One caveat worth flagging up front. A one-trillion-parameter model does not run on a laptop. Moonshot’s free-to-download framing is literally accurate, but serving the full model at useful speed calls for substantial GPU infrastructure, typically a cluster of data-centre cards. Most UK businesses will touch K2.6 through the Moonshot API, through a third-party provider such as OpenRouter or Cloudflare Workers AI, or through a managed version on Hugging Face inference endpoints. The value of the open release, for most British teams, is not that they will run it themselves but that somebody else will, at prices the market has not seen before.

Nothing on the market does exactly what Kimi K2.6 does at open-weight pricing, but Claude Opus 4.6 leads on polished assistant behaviour, GPT-5.4 remains the rival to beat on raw coding benchmarks, and Gemini 3.1 Pro matches the American flagships on large-context work while pushing hard on multimodal reasoning.

Capability	Kimi K2.6	Claude Opus 4.6	GPT-5.4	Gemini 3.1 Pro
Context window	262K tokens	1M tokens	1M tokens	1M tokens
Multimodal inputs	Yes, native vision via MoonViT	Yes	Yes	Yes
Agent and long-horizon runs	300 sub-agents, 4,000+ steps, 12+ hour sessions (vendor-reported)	Native tool use, long runs	Tool use, long runs	Tool use, long runs
Coding strength (SWE-Bench Pro, vendor-reported)	58.6	53.4	57.7	54.2
Pricing (per M tokens, direct API)	$0.95 in / $4.00 out	$5.00 in / $25.00 out	$2.50 in / $15.00 out	$2.00 in / $12.00 out
Open weights	Yes, Modified MIT licence	No	No	No

The misconception worth naming

Most British readers assume a free Chinese model must be meaningfully worse than the paid American flagships. That assumption was roughly correct a year ago. It is no longer. On Humanity’s Last Exam, a benchmark specifically designed to be hard enough to humble frontier models, K2.6 with tools scores 54.0 per cent. Claude Opus 4.6 scores 53.0, GPT-5.4 scores 52.1, and Gemini 3.1 Pro scores 51.4. Those numbers, and every other score in this post, are reported by Moonshot itself, with some rival figures re-run under Moonshot’s own testing conditions rather than drawn from the American labs directly. The distinction matters. The release shows the gap has closed enough for an open model to sit in the same conversation as the paid flagships, not that it has definitively overtaken them. On software engineering tasks, K2.6 edges past GPT-5.4 on the demanding SWE-Bench Pro test, 58.6 to 57.7, with Claude Opus 4.6 at 53.4 and Gemini 3.1 Pro at 54.2, again on Moonshot’s own runs. None of this makes the American models obsolete. It does mean the reflex of equating free with meaningfully worse is out of date.

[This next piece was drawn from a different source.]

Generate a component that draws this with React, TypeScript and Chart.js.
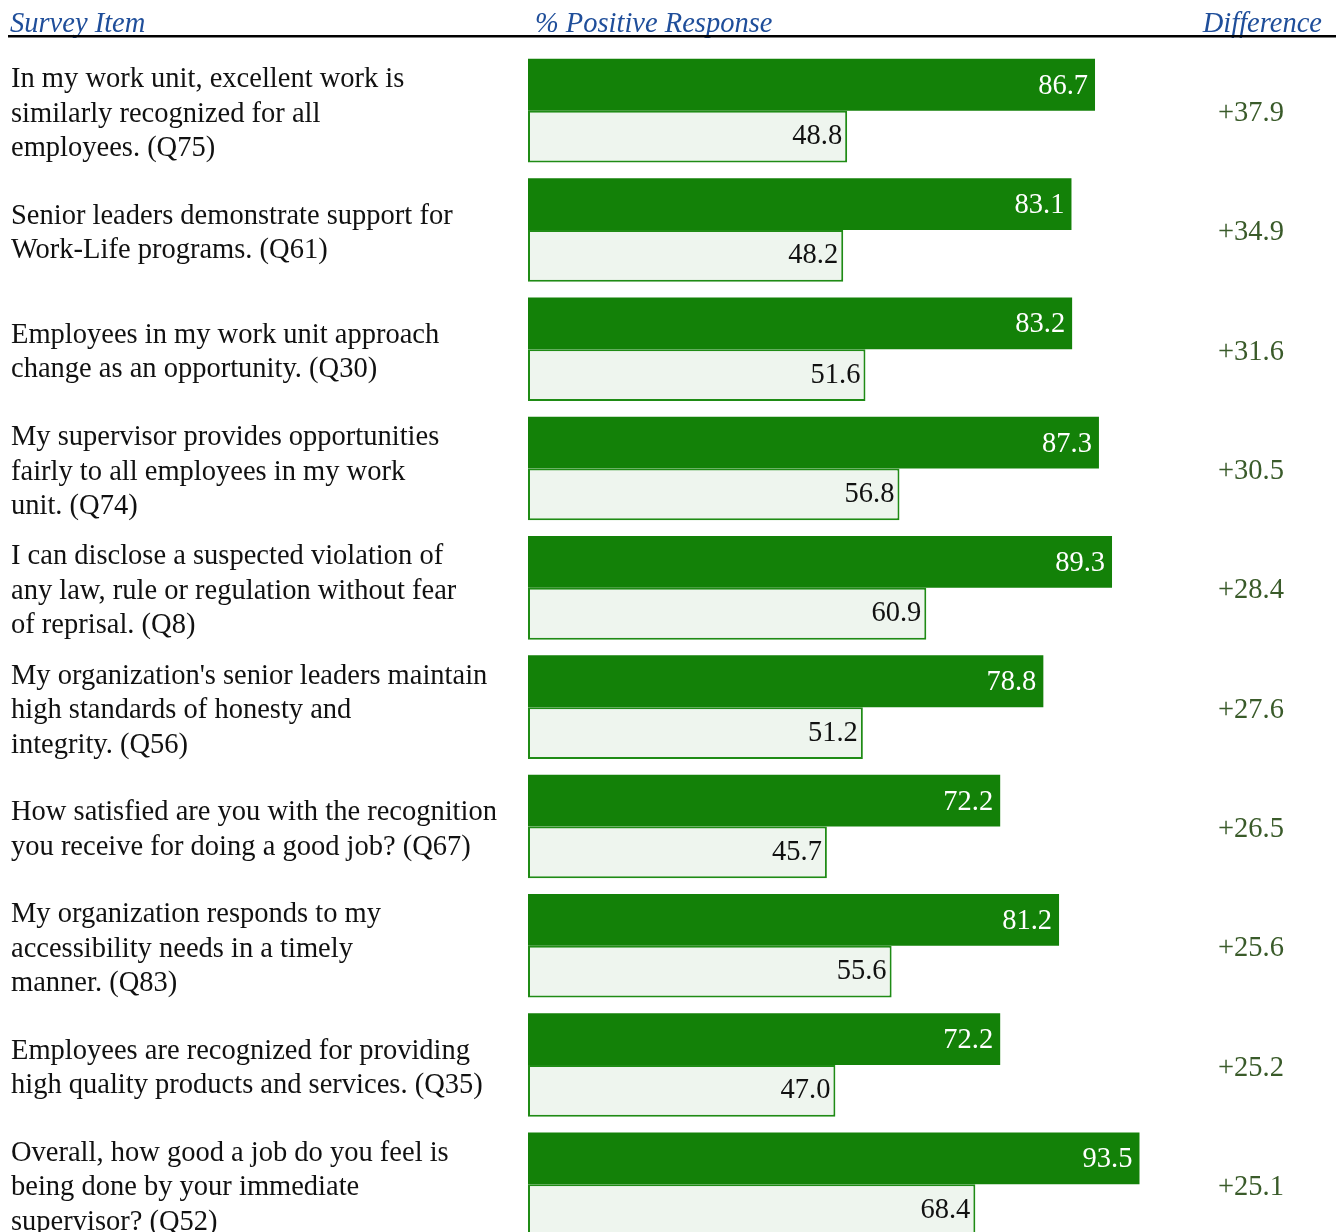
import React, { useEffect, useRef } from "react";
import { Chart, registerables } from "chart.js";

Chart.register(...registerables);

const surveyItems: string[][] = [
  ["In my work unit, excellent work is", "similarly recognized for all", "employees. (Q75)"],
  ["Senior leaders demonstrate support for", "Work-Life programs. (Q61)"],
  ["Employees in my work unit approach", "change as an opportunity. (Q30)"],
  ["My supervisor provides opportunities", "fairly to all employees in my work", "unit. (Q74)"],
  ["I can disclose a suspected violation of", "any law, rule or regulation without fear", "of reprisal. (Q8)"],
  ["My organization's senior leaders maintain", "high standards of honesty and", "integrity. (Q56)"],
  ["How satisfied are you with the recognition", "you receive for doing a good job? (Q67)"],
  ["My organization responds to my", "accessibility needs in a timely", "manner. (Q83)"],
  ["Employees are recognized for providing", "high quality products and services. (Q35)"],
  ["Overall, how good a job do you feel is", "being done by your immediate", "supervisor? (Q52)"],
];

const currentValues: number[] = [86.7, 83.1, 83.2, 87.3, 89.3, 78.8, 72.2, 81.2, 72.2, 93.5];
const comparisonValues: number[] = [48.8, 48.2, 51.6, 56.8, 60.9, 51.2, 45.7, 55.6, 47.0, 68.4];
const differenceLabels: string[] = ["+37.9", "+34.9", "+31.6", "+30.5", "+28.4", "+27.6", "+26.5", "+25.6", "+25.2", "+25.1"];

const headerLabels: string[] = ["Survey Item", "% Positive Response", "Difference"];

const FONT = "'Liberation Serif', 'Times New Roman', serif";
const FS = 28.5;

const headerPlugin = {
  id: "headerPlugin",
  afterDraw(chart: any) {
    const ctx = chart.ctx;
    ctx.save();
    ctx.font = `italic ${FS}px ${FONT}`;
    ctx.fillStyle = "#1f4e9a";
    ctx.textBaseline = "alphabetic";
    ctx.textAlign = "left";
    ctx.fillText(headerLabels[0], 10, 32);
    ctx.fillText(headerLabels[1], 535, 32);
    ctx.textAlign = "right";
    ctx.fillText(headerLabels[2], 1322, 32);
    ctx.fillStyle = "#000000";
    ctx.fillRect(8, 35, 1328, 2.5);
    ctx.restore();
  },
};

const valueLabelPlugin = {
  id: "valueLabelPlugin",
  afterDatasetsDraw(chart: any) {
    const ctx = chart.ctx;
    ctx.save();
    ctx.font = `${FS}px ${FONT}`;
    ctx.textAlign = "right";
    ctx.textBaseline = "middle";
    chart.data.datasets.forEach((ds: any, di: number) => {
      const meta = chart.getDatasetMeta(di);
      meta.data.forEach((el: any, i: number) => {
        const v = ds.data[i] as number;
        ctx.fillStyle = di === 0 ? "#ffffff" : "#111111";
        const off = di === 0 ? 7 : 5;
        const dy = di === 0 ? 1.5 : 0;
        ctx.fillText(v.toFixed(1), el.x - off, el.y + dy);
      });
    });
    ctx.restore();
  },
};

export default function App() {
  const canvasRef = useRef<HTMLCanvasElement | null>(null);

  useEffect(() => {
    if (!canvasRef.current) return;
    const chart = new Chart(canvasRef.current, {
      type: "bar",
      data: {
        labels: surveyItems,
        datasets: [
          {
            label: "Current",
            data: currentValues,
            backgroundColor: "#138108",
            borderWidth: 0,
            yAxisID: "y",
          },
          {
            label: "Comparison",
            data: comparisonValues,
            backgroundColor: "#eef5ee",
            borderColor: "#1f8b15",
            borderWidth: 2,
            borderSkipped: false,
            yAxisID: "y",
          },
        ],
      },
      options: {
        indexAxis: "y",
        responsive: false,
        animation: false,
        devicePixelRatio: 1,
        layout: { padding: { left: 11, top: 51, right: 0, bottom: 0 } },
        datasets: {
          bar: { categoryPercentage: 0.868, barPercentage: 1 },
        },
        plugins: {
          legend: { display: false },
          tooltip: { enabled: false },
          title: { display: false },
        },
        scales: {
          x: { display: false, min: 0, max: 100 },
          y: {
            position: "left",
            grid: { display: false, drawTicks: false },
            border: { display: false },
            ticks: {
              crossAlign: "far",
              color: "#111111",
              font: { family: FONT, size: FS, lineHeight: 34.5 / FS },
              padding: 0,
              labelOffset: 3.5,
              autoSkip: false,
            },
            afterFit(scale: any) {
              scale.width = 517;
              scale.paddingTop = 0;
              scale.paddingBottom = 0;
            },
          },
          y2: {
            type: "category",
            position: "right",
            labels: differenceLabels,
            offset: true,
            grid: { display: false, drawTicks: false },
            border: { display: false },
            ticks: {
              crossAlign: "near",
              color: "#3a5b2a",
              font: { family: FONT, size: FS },
              padding: 36,
              labelOffset: 3,
              autoSkip: false,
            },
            afterFit(scale: any) {
              scale.width = 161;
              scale.paddingTop = 0;
              scale.paddingBottom = 0;
            },
          },
        },
      },
      plugins: [headerPlugin, valueLabelPlugin],
    } as any);
    return () => chart.destroy();
  }, []);

  return (
    <div
      style={{
        position: "absolute",
        left: 0,
        top: 0,
        width: 1343,
        height: 1232,
        overflow: "hidden",
        background: "#ffffff",
      }}
    >
      <canvas ref={canvasRef} width={1343} height={1244} style={{ display: "block" }} />
    </div>
  );
}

Horizontal bar chart showing Kimi K2.6 at 54.0, Claude Opus 4.6 at 53.0, GPT-5.4 at 52.1 and Gemini 3.1 Pro at 51.4 on Humanity’s Last Exam with tools.

What this means for you

The release matters even if you never plan to touch the command line. For any British business that currently pays for Claude or ChatGPT at scale, K2.6 now offers a genuine alternative with direct-API pricing several times below the paid American tier, and cheaper still through third-party hosts. For developers, it removes the last practical excuse for not experimenting with long-horizon agents. And for the wider market, it is the clearest evidence yet that the gap between the paid American tier and the free open-weight tier has become small enough to reshape pricing conversations.

UK teams building coding agents now have a genuinely competitive open-weight option accessible through domestic or European hosts, reducing reliance on US-only vendors and trimming a large cost line.
Small and mid-sized firms can experiment with long-horizon agents through an API without committing to Anthropic or OpenAI enterprise pricing.
Expect downstream pressure on flagship pricing from OpenAI, Anthropic, and Google as the open-weight tier closes the quality gap.